Foreign Land (Terra estrangeira, 1995; February 26 at 8:15 p.m. and February 27 at 4:15 p.m. at the MFA and February 28 at 4:30 p.m. at the Coolidge), directed by Walter Salles and Daniela Thomas, exemplifies the internationalism that's characterized art movies since the '80s. (A good number of the films in the series are from the '80s and '90s, but most of them were unavailable for screening.) Interweaving the stories of a young actor in São Paulo and a waitress in Lisbon, Foreign Land also interweaves three modes associated with Wim Wenders: the movie in which farflung strangers are inexorably drawn together by intercutting; the movie about an innocent lured into crime; and the road movie. It's easy enough to say that Salles and Thomas make a better Wenders film than Wenders does these days (something that's probably also true of Salles's recent hit, Central Station), but Foreign Land stands up on its own as a sharp, sometimes touching study of intercontinental nostalgia.

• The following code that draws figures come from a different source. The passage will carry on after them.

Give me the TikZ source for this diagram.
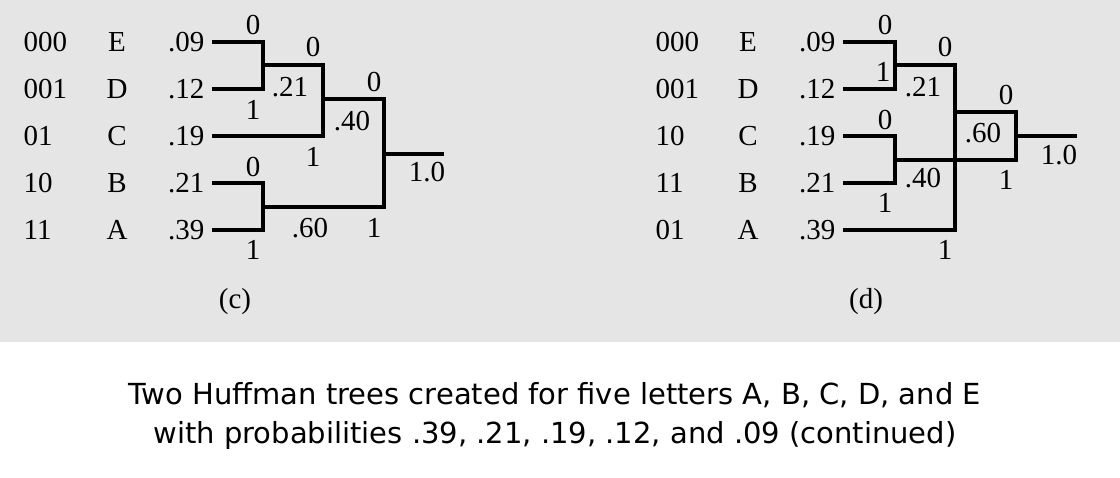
\documentclass[tikz,border=0pt]{standalone}
\usepackage{fontspec}
\setmainfont{Liberation Serif}
\newfontfamily\capfont{DejaVu Sans}
\begin{document}
\begin{tikzpicture}[x=1pt, y=-1pt, line width=3.2pt,
    lbl/.style = {font=\fontsize{29}{31}\selectfont, inner sep=0pt},
    code/.style = {lbl, anchor=west},
    prob/.style = {lbl, anchor=east, inner xsep=6pt},
    captext/.style = {font=\capfont\fontsize{29}{33}\selectfont, anchor=base, inner sep=0pt}]
    \useasboundingbox (0,0) rectangle (1120,478);
    \fill[black!10] (0,0) rectangle (1120,342);
    % tree (c)
    \node[code] (c1) at (22,42) {000};
    \node[code] (c2) at (22,89) {001};
    \node[code] (c3) at (22,136) {01};
    \node[code] (c4) at (22,183) {10};
    \node[code] (c5) at (22,230) {11};
    \node[lbl] (lE) at (117,42) {E};
    \node[lbl] (lD) at (117,89) {D};
    \node[lbl] (lC) at (117,136) {C};
    \node[lbl] (lB) at (117,183) {B};
    \node[lbl] (lA) at (117,230) {A};
    \node[prob] (pE) at (212,42) {.09};
    \node[prob] (pD) at (212,89) {.12};
    \node[prob] (pC) at (212,136) {.19};
    \node[prob] (pB) at (212,183) {.21};
    \node[prob] (pA) at (212,230) {.39};
    \coordinate (a1) at (263,65);
    \coordinate (a2) at (323,99);
    \coordinate (a3) at (384,154);
    \coordinate (a4) at (263,207);
    \coordinate (ar) at (444,154);
    \draw (pE.east) -| (a1) |- (pD.east);
    \draw (a1) -| (a2) |- (pC.east);
    \draw (pB.east) -| (a4) |- (pA.east);
    \draw (a2) -| (a3) |- (a4);
    \draw (a3) -- (ar);
    \node[lbl] at (253,25) {0};
    \node[lbl] at (253,110) {1};
    \node[lbl] at (290,87) {.21};
    \node[lbl] at (313,47) {0};
    \node[lbl] at (313,157) {1};
    \node[lbl] at (352,121) {.40};
    \node[lbl] at (374,82) {0};
    \node[lbl] at (253,167) {0};
    \node[lbl] at (253,250) {1};
    \node[lbl] at (310,228) {.60};
    \node[lbl] at (374,228) {1};
    \node[lbl] at (427,172) {1.0};
    \node[lbl] at (235,302) {(c)};
    % tree (d)
    \node[code] (d1) at (654,42) {000};
    \node[code] (d2) at (654,89) {001};
    \node[code] (d3) at (654,136) {10};
    \node[code] (d4) at (654,183) {11};
    \node[code] (d5) at (654,230) {01};
    \node[lbl] (mE) at (748,42) {E};
    \node[lbl] (mD) at (748,89) {D};
    \node[lbl] (mC) at (748,136) {C};
    \node[lbl] (mB) at (748,183) {B};
    \node[lbl] (mA) at (748,230) {A};
    \node[prob] (qE) at (843,42) {.09};
    \node[prob] (qD) at (843,89) {.12};
    \node[prob] (qC) at (843,136) {.19};
    \node[prob] (qB) at (843,183) {.21};
    \node[prob] (qA) at (843,230) {.39};
    \coordinate (b1) at (895,65);
    \coordinate (b2) at (895,160);
    \coordinate (b3) at (955,112);
    \coordinate (b4) at (1016,136);
    \coordinate (br) at (1077,136);
    \draw (qE.east) -| (b1) |- (qD.east);
    \draw (qC.east) -| (b2) |- (qB.east);
    \draw (b1) -| (b3) |- (qA.east);
    \draw (b3) -| (b4) |- (b2);
    \draw (b4) -- (br);
    \node[lbl] at (885,25) {0};
    \node[lbl] at (883,72) {1};
    \node[lbl] at (923,87) {.21};
    \node[lbl] at (945,47) {0};
    \node[lbl] at (885,120) {0};
    \node[lbl] at (923,178) {.40};
    \node[lbl] at (885,203) {1};
    \node[lbl] at (983,133) {.60};
    \node[lbl] at (1006,95) {0};
    \node[lbl] at (1006,180) {1};
    \node[lbl] at (1059,155) {1.0};
    \node[lbl] at (945,250) {1};
    \node[lbl] at (866,302) {(d)};
    % caption
    \node[captext] (t1) at (555,405) {Two Huffman trees created for five letters A, B, C, D, and E};
    \node[captext] (t2) at (555,443) {with probabilities .39, .21, .19, .12, and .09 (continued)};
\end{tikzpicture}
\end{document}
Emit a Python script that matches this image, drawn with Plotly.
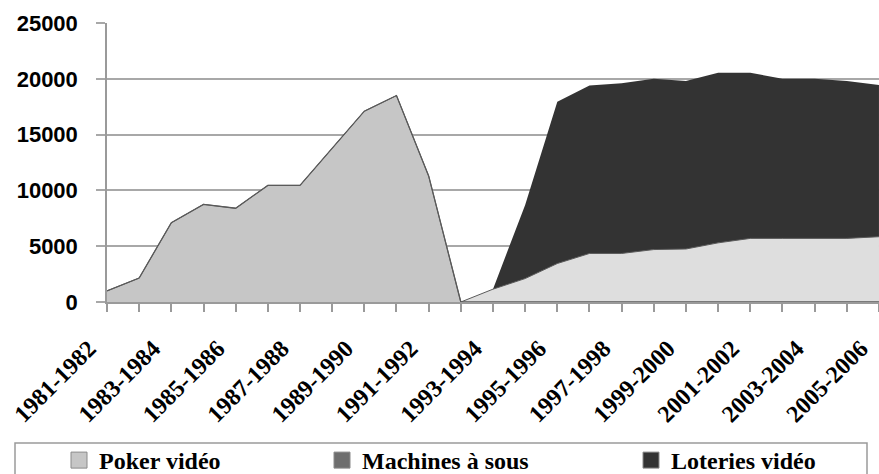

"Cinema Novo and Beyond" is a significant event. Any chance to see a Glauber Rocha movie should be seized; then there are the films like The Guns and The Red Light Bandit that most of us have, at best, only read about. New prints are promised of everything. It's a great opportunity to discover the heroic period of Cinema Novo and the complexity and variety of recent Brazilian filmmaking.